Deployment
Service Deployment
The services on the virtual machine can be deployed using a single docker-compose file:
docker compose --env-file .env --env-file .development.env up -d
There are configuration parameters for all the services for production and develoment:
Production
Development
For development, it is useful to override some configuration:
Note: The
lts-mock-volume
is a local volume here and not the LTS share.
Prefect Deployment
Prefect is set up in a slightly non-standard way (with respect to their described use cases). There are two workers deployed (archival/retrieval) that mount the hosts Docker socket in order to create containers at runtime in which the flows run. The flows are baked into the containers and the code is not pulled from any repository (Prefect would allow to, for example, store the code in an S3 bucket). The ETHZ LTS volume is mounted in a Docker volume such that the runtime containers can mount those during startup.
Name | Technology | Description | Endpoint |
---|---|---|---|
Prefect Server | Workflow orchestration https://www.prefect.io | http://localhost/prefect-ui/dashboard | |
Postgres Database | Database for Prefect | n/a | |
Prefect Worker | https://docs.prefect.io/3.0/deploy/infrastructure-concepts/workers | n/a | |
Runtime Container | prefect-runtime.Dockerfile | n/a |
Prefect Server
In order to run Prefect server, variables, secrets and concurrency limits need to be configured.
Configuration
All of the configuration can be done by running
bash
docker compose --env-file .env --env-file .development.env run --rm prefect-config
with the appropriate PREFECT_API_URL set.
Variables
Variables are used at runtime and are fetched from the server by the flow.
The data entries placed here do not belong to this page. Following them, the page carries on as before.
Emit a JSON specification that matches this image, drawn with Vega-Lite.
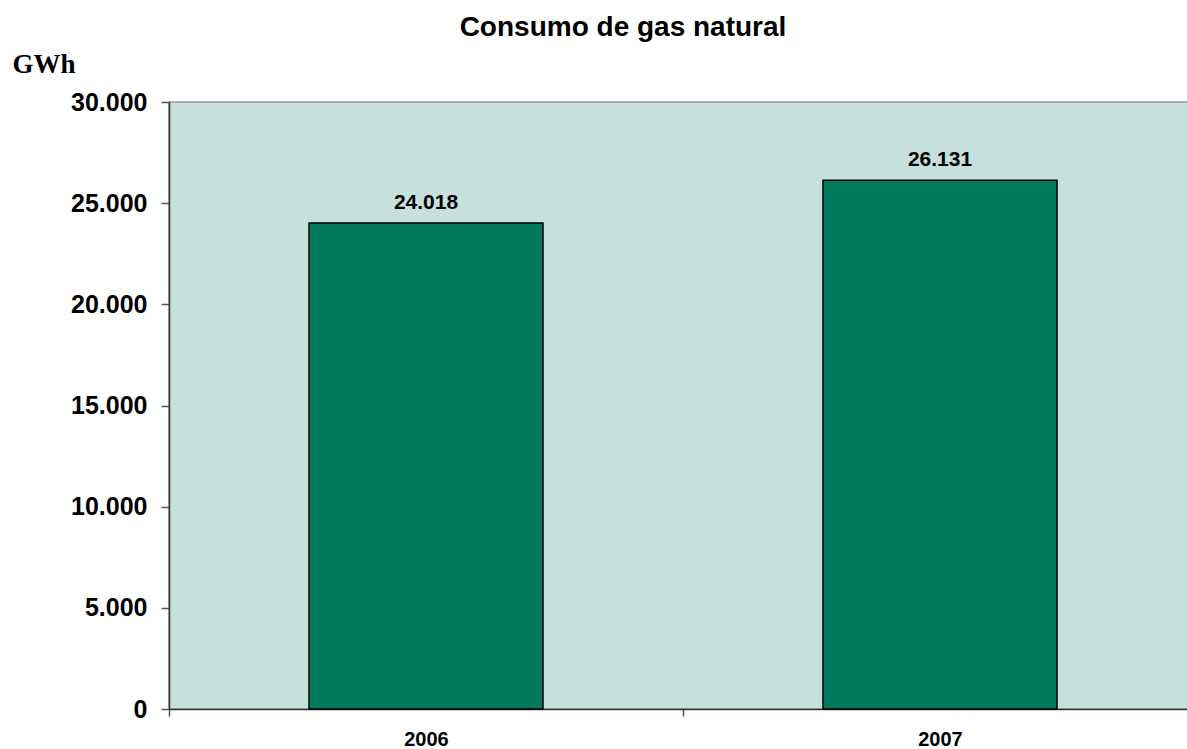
{
  "$schema": "https://vega.github.io/schema/vega-lite/v6.json",
  "width": 1028,
  "height": 607,
  "autosize": "none",
  "padding": {"left": 169, "top": 102, "right": 0, "bottom": 40},
  "background": "white",
  "config": {
    "locale": {"number": {"decimal": ",", "thousands": ".", "grouping": [3], "currency": ["", " €"]}},
    "view": {"fill": "#C6E0DC", "stroke": "#999999", "strokeWidth": 1.5},
    "font": "Liberation Sans"
  },
  "title": {
    "text": "Consumo de gas natural",
    "font": "Liberation Sans",
    "fontSize": 28,
    "fontWeight": "bold",
    "color": "#000000",
    "anchor": "middle",
    "frame": "group",
    "dx": -60,
    "baseline": "alphabetic",
    "offset": -14
  },
  "data": {"values": [
    {"year": "2006", "gwh": 24018},
    {"year": "2007", "gwh": 26131}
  ]},
  "encoding": {
    "x": {
      "field": "year",
      "type": "nominal",
      "scale": {"paddingInner": 0, "paddingOuter": 0},
      "axis": {
        "title": null,
        "labelAngle": 0,
        "labelFont": "Liberation Sans",
        "labelFontSize": 20,
        "labelFontWeight": "bold",
        "labelColor": "#000000",
        "labelPadding": 13,
        "tickBand": "extent",
        "tickSize": 7,
        "tickColor": "#555555",
        "tickWidth": 1.5,
        "domainColor": "#333333",
        "domainWidth": 1.5
      }
    },
    "y": {
      "field": "gwh",
      "type": "quantitative",
      "scale": {"domain": [0, 30000], "nice": false},
      "axis": {
        "values": [0, 5000, 10000, 15000, 20000, 25000, 30000],
        "format": ",d",
        "grid": false,
        "title": "GWh",
        "titleFont": "Liberation Serif",
        "titleFontSize": 27,
        "titleFontWeight": "bold",
        "titleColor": "#000000",
        "titleAngle": 0,
        "titleAlign": "left",
        "titleBaseline": "alphabetic",
        "titleX": -157,
        "titleY": -30,
        "labelFont": "Liberation Sans",
        "labelFontSize": 25,
        "labelFontWeight": "bold",
        "labelColor": "#000000",
        "labelPadding": 14,
        "tickSize": 8,
        "tickColor": "#555555",
        "tickWidth": 1.5,
        "domainColor": "#333333",
        "domainWidth": 1.5
      }
    }
  },
  "layer": [
    {
      "mark": {"type": "bar", "size": 234, "color": "#007A5A", "stroke": "#000000", "strokeWidth": 1.5}
    },
    {
      "mark": {"type": "text", "dy": -14, "baseline": "alphabetic", "fontSize": 21, "fontWeight": "bold", "font": "Liberation Sans", "color": "#000000"},
      "encoding": {"text": {"field": "gwh", "type": "quantitative", "format": ",d"}}
    }
  ]
}
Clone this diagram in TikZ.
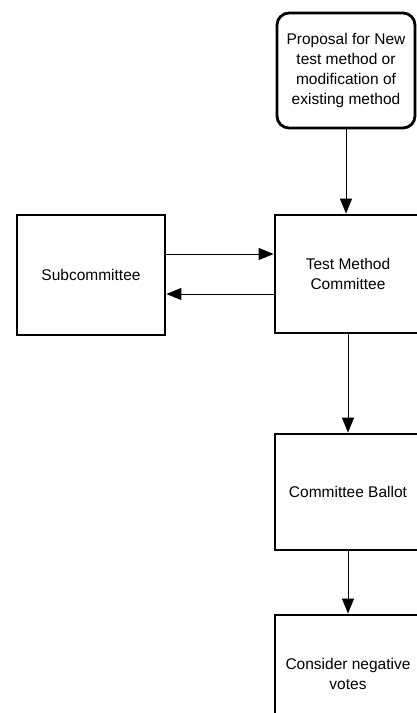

External endpoints and other parameters of the flow belong here:
[archiver]
ARCHIVER_SCRATCH_FOLDER = "/tmp/scratch" #string
ARCHIVER_TARGET_SIZE_MB = 200 # target size of datablocks that are stored in the LTS
[lts]
LTS_STORAGE_ROOT = "/tmp/LTS" # Root path where LTS share is mounted
LTS_FREE_SPACE_PERCENTAGE = 20 # Minimum free space percentage of the LTS before archiving task starts
[minio]
MINIO_REGION = "eu-west-1" # S3 region
MINIO_RETRIEVAL_BUCKET = "retrieval" # S3 bucket where datasets are retrieved to
MINIO_LANDINGZONE_BUCKET = "landingzone" # S3 bucket where datasets are uploaded to
MINIO_STAGING_BUCKET = "staging" # S3 internally used bucket where datasets are staged before copying to LTS
MINIO_ENDPOINT = "scopem-openemdata.ethz.ch:9090" # S3 endpoint of storage server
[scicat]
SCICAT_API_PREFIX = "/api/v3/" # Route prefix of Scicat instance
Concurrrency Limits
There are certain sections of the code (tasks) that can only run in a limited manner concurrently (i.e. writing to the LTS), see https://docs.prefect.io/3.0/develop/task-run-limits#limit-concurrent-task-runs-with-tags.
LTS_FREE_LIMIT = 1
MOVE_TO_LTS_LIMIT = 2
VERIFY_LTS_LIMIT = 1
LTS_TO_RETRIEVAL_LIMIT = 1
Internal Secrets
Internal secrets can be created at deployment time.
# Postgres
echo "postgres_user" > .secrets/postgresuser.txt
openssl rand -base64 12 > .secrets/postgrespass.txt # creates random string
External Secrets
The Minio deployment might already provide its own secrets and can be added manually in the UI too.
# Minio
echo "minioadminuser" > .secrets/miniouser.txt
openssl rand -base64 12 > .secrets/miniopass.txt # creates random string
// TODO: Needed ?
# Github
echo "<github_user>" > .secrets/githubuser.txt
echo "<github_access_token>" > .secrets/githubpass.txt
Name | Description |
---|---|
github-openem-username | Username for Github container registry |
github-openem-access-token | Personal access token to Github container registry |
Prefect Worker
Workers can only be deployed on a machine that has access to
- the Prefect server (no authentication implemented in Prefect for on-premise deployement currently)
- the S3 storage
- the ETHZ LTS share (ip whitelisting within ETHZ network)
They can be started by the following command:
docker compose --env-file .env --env-file .development.env up -d prefect-archival-worker
docker compose --env-file .env --env-file .development.env up -d prefect-retrieval-worker
Note: due to a bug in Prefect the workers concurrency limit needs to be set manually in the UI.
Flows
The flows can be deployed using a container:
docker compose --env-file .env --env-file .development.env run --rm prefect-flows-deployment
This deploys the flows as defined in the prefect.yaml and requires the secrets set up in the previous step.